◆ **INFORMATION SHOWN**
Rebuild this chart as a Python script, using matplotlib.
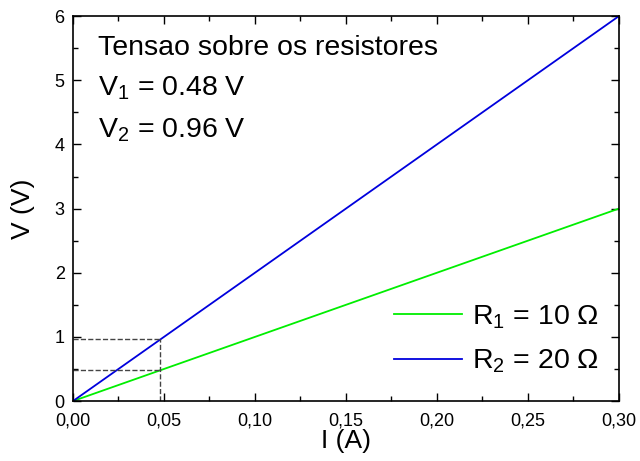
import numpy as np
import matplotlib
matplotlib.use("Agg")
import matplotlib.pyplot as plt

plt.rcParams["font.family"] = ["Liberation Sans", "DejaVu Sans"]
plt.rcParams["mathtext.fontset"] = "custom"
plt.rcParams["mathtext.rm"] = "Liberation Sans"
plt.rcParams["mathtext.it"] = "Liberation Sans:italic"

# data
current = [0.0, 0.30]
R1 = 10
R2 = 20
I_op = 0.048
V1 = 0.48
V2 = 0.96
xticks = [0.0, 0.05, 0.10, 0.15, 0.20, 0.25, 0.30]
xtick_labels = ["0,00", "0,05", "0,10", "0,15", "0,20", "0,25", "0,30"]
yticks = [0, 1, 2, 3, 4, 5, 6]

I = np.array(current)

fig = plt.figure(figsize=(6.4, 4.61), dpi=100)
ax = fig.add_axes([0.114, 0.130, 0.853, 0.835])

ax.plot(I, R1 * I, color="#00ee00", lw=1.3, label=r"R$_1$ = 10 $\Omega$")
ax.plot(I, R2 * I, color="#0000dd", lw=1.3, label=r"R$_2$ = 20 $\Omega$")

ax.plot([I_op, I_op], [0, V2], ls="--", color="#444444", lw=1)
ax.plot([0, I_op], [V1, V1], ls="--", color="#444444", lw=1)
ax.plot([0, I_op], [V2, V2], ls="--", color="#444444", lw=1)

ax.set_xlim(0, 0.30)
ax.set_ylim(0, 6)
ax.set_xticks(xticks)
ax.set_xticklabels(xtick_labels)
ax.set_yticks(yticks)
ax.set_xticks(np.arange(0.025, 0.30, 0.05), minor=True)
ax.set_yticks(np.arange(0.5, 6, 1.0), minor=True)
ax.tick_params(which="both", direction="in", top=True, right=True, labelsize=13)
ax.tick_params(which="major", length=6, width=1)
ax.tick_params(which="minor", length=3.5, width=1)
ax.tick_params(axis="x", which="major", pad=8)
ax.tick_params(axis="y", which="major", pad=6)
for s in ax.spines.values():
    s.set_linewidth(1.2)

ax.set_xlabel("I (A)", fontsize=19, labelpad=0)
ax.set_ylabel("V (V)", fontsize=19, labelpad=14)

ax.text(0.0137, 5.50, "Tensao sobre os resistores", fontsize=20.5, va="center")
ax.text(0.0137, 4.88, r"V$_1$ = 0.48 V", fontsize=20.5, va="center")
ax.text(0.0137, 4.22, r"V$_2$ = 0.96 V", fontsize=20.5, va="center")

ax.legend(loc="lower right", frameon=False, fontsize=20.5, handlelength=2.4,
          handletextpad=0.35, bbox_to_anchor=(1.01, 0.0), labelspacing=0.6)

fig.savefig("out.png", dpi=100)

◆ **AIM OF THE TASK**
Make an exact copy of the lines from the top of the material through the line with "import matplotlib.pyplot as plt", pictures excluded.

◆ **RESPONSE TO THE EXERCISE**
Rebuild this chart as a Python script, using matplotlib.
import numpy as np
import matplotlib
matplotlib.use("Agg")
import matplotlib.pyplot as plt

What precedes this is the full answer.